··· Given information ···
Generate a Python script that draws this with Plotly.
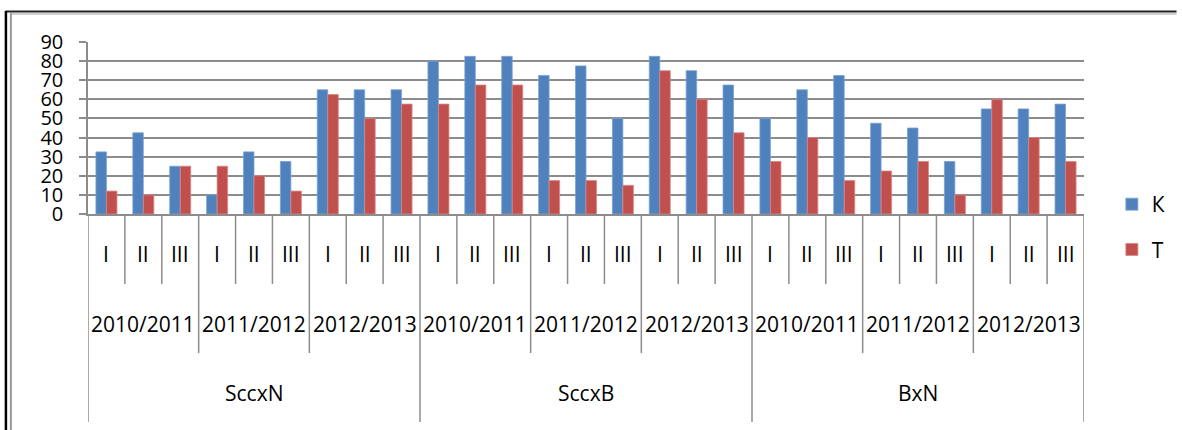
import plotly.graph_objects as go

# Hierarchical category levels
crosses = ["SccxN", "SccxB", "BxN"]
seasons = ["2010/2011", "2011/2012", "2012/2013"]
terms = ["I", "II", "III"]

# Series values, ordered cross -> season -> term
k_values = [32.5, 42.5, 25, 10, 32.5, 27.5, 65, 65, 65,
            80, 82.5, 82.5, 72.5, 77.5, 50, 82.5, 75, 67.5,
            50, 65, 72.5, 47.5, 45, 27.5, 55, 55, 57.5]
t_values = [12, 10, 25, 25, 20, 12, 62.5, 50, 57.5,
            57.5, 67.5, 67.5, 17.5, 17.5, 15, 75, 60, 42.5,
            27.5, 40, 17.5, 22.5, 27.5, 10, 60, 40, 27.5]

W, H = 1182, 430
ML, MR, MT, MB = 88, 93, 42, 216
PW, PH = W - ML - MR, H - MT - MB

def px_x(px):
    return (px - ML) / PW

def px_y(py):
    return (H - MB - py) / PH

n = len(k_values)
xs = list(range(n))

fig = go.Figure()
fig.add_trace(go.Bar(x=xs, y=k_values, name="К", legendgroup="k",
                     marker=dict(color="#4F81BD", line=dict(color="#7BA3D6", width=0.8))))
fig.add_trace(go.Bar(x=xs, y=t_values, name="Т", legendgroup="t",
                     marker=dict(color="#C0504D", line=dict(color="#DA8684", width=0.8))))

grid = "#8C8C8C"
font = "Open Sans, Noto Sans, sans-serif"

shapes = []
annotations = []

# Divider lines below the axis: short at every term, longer per season, full per cross
axis_py = H - MB
for b in range(n + 1):
    if b % 9 == 0:
        bottom = 422
    elif b % 3 == 0:
        bottom = 353
    else:
        bottom = 284
    shapes.append(dict(type="line", xref="x", yref="paper",
                       x0=b - 0.5, x1=b - 0.5, y0=px_y(axis_py), y1=px_y(bottom),
                       line=dict(color=grid, width=1.5)))

label_font = dict(size=21, color="black", family=font)

def label(x, py, text):
    annotations.append(dict(x=x, y=px_y(py), xref="x", yref="paper",
                            xanchor="center", yanchor="middle",
                            text=text, showarrow=False, font=label_font))

# Level labels
i = 0
for c, cross in enumerate(crosses):
    for s, season in enumerate(seasons):
        for t, term in enumerate(terms):
            label(i, 254, term)
            i += 1
        label(c * 9 + s * 3 + 1, 324, season)
    label(c * 9 + 4, 393, cross)

# Outer frame (top and left edges)
shapes += [
    dict(type="line", xref="paper", yref="paper", x0=px_x(5), x1=px_x(W), y0=px_y(11.5), y1=px_y(11.5),
         line=dict(color="#222222", width=2)),
    dict(type="line", xref="paper", yref="paper", x0=px_x(10), x1=px_x(W), y0=px_y(14), y1=px_y(14),
         line=dict(color="#CFCFCF", width=2)),
    dict(type="line", xref="paper", yref="paper", x0=px_x(5.5), x1=px_x(5.5), y0=px_y(11), y1=px_y(H),
         line=dict(color="#000000", width=2.5)),
    dict(type="line", xref="paper", yref="paper", x0=px_x(10.5), x1=px_x(10.5), y0=px_y(13), y1=px_y(H),
         line=dict(color="#999999", width=2)),
]

fig.update_layout(
    width=W, height=H,
    margin=dict(l=ML, r=MR, t=MT, b=MB, pad=0),
    paper_bgcolor="white", plot_bgcolor="white",
    barmode="group", bargap=0.43, bargroupgap=0,
    font=dict(family=font, size=21, color="black"),
    shapes=shapes, annotations=annotations,
    showlegend=True,
    legend=dict(x=px_x(1117), xanchor="left", y=px_y(184), yanchor="top",
                font=dict(size=21, color="black", family=font),
                entrywidth=40, tracegroupgap=15, bgcolor="rgba(0,0,0,0)",
                borderwidth=0),
)
fig.update_xaxes(range=[-0.5, n - 0.5], showticklabels=False, showgrid=False,
                 zeroline=False, showline=True, linecolor=grid, linewidth=1.5, ticks="")
fig.update_yaxes(range=[0, 90], dtick=10, showgrid=True, gridcolor=grid, gridwidth=1.5,
                 zeroline=False, showline=True, linecolor=grid, linewidth=1.5,
                 ticks="outside", ticklen=7, tickcolor=grid, tickwidth=1.5,
                 ticklabelstandoff=12, tickfont=dict(size=20, color="black", family=font))

fig.write_html("out.html", config={"displayModeBar": False})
···
> _Directions_
Give again, word for word, every line from the top of the data above to the line holding "xs = list(range(n))", inclusive, with the pictures left out.

> _Task output_
Generate a Python script that draws this with Plotly.
import plotly.graph_objects as go

# Hierarchical category levels
crosses = ["SccxN", "SccxB", "BxN"]
seasons = ["2010/2011", "2011/2012", "2012/2013"]
terms = ["I", "II", "III"]

# Series values, ordered cross -> season -> term
k_values = [32.5, 42.5, 25, 10, 32.5, 27.5, 65, 65, 65,
            80, 82.5, 82.5, 72.5, 77.5, 50, 82.5, 75, 67.5,
            50, 65, 72.5, 47.5, 45, 27.5, 55, 55, 57.5]
t_values = [12, 10, 25, 25, 20, 12, 62.5, 50, 57.5,
            57.5, 67.5, 67.5, 17.5, 17.5, 15, 75, 60, 42.5,
            27.5, 40, 17.5, 22.5, 27.5, 10, 60, 40, 27.5]

W, H = 1182, 430
ML, MR, MT, MB = 88, 93, 42, 216
PW, PH = W - ML - MR, H - MT - MB

def px_x(px):
    return (px - ML) / PW

def px_y(py):
    return (H - MB - py) / PH

n = len(k_values)
xs = list(range(n))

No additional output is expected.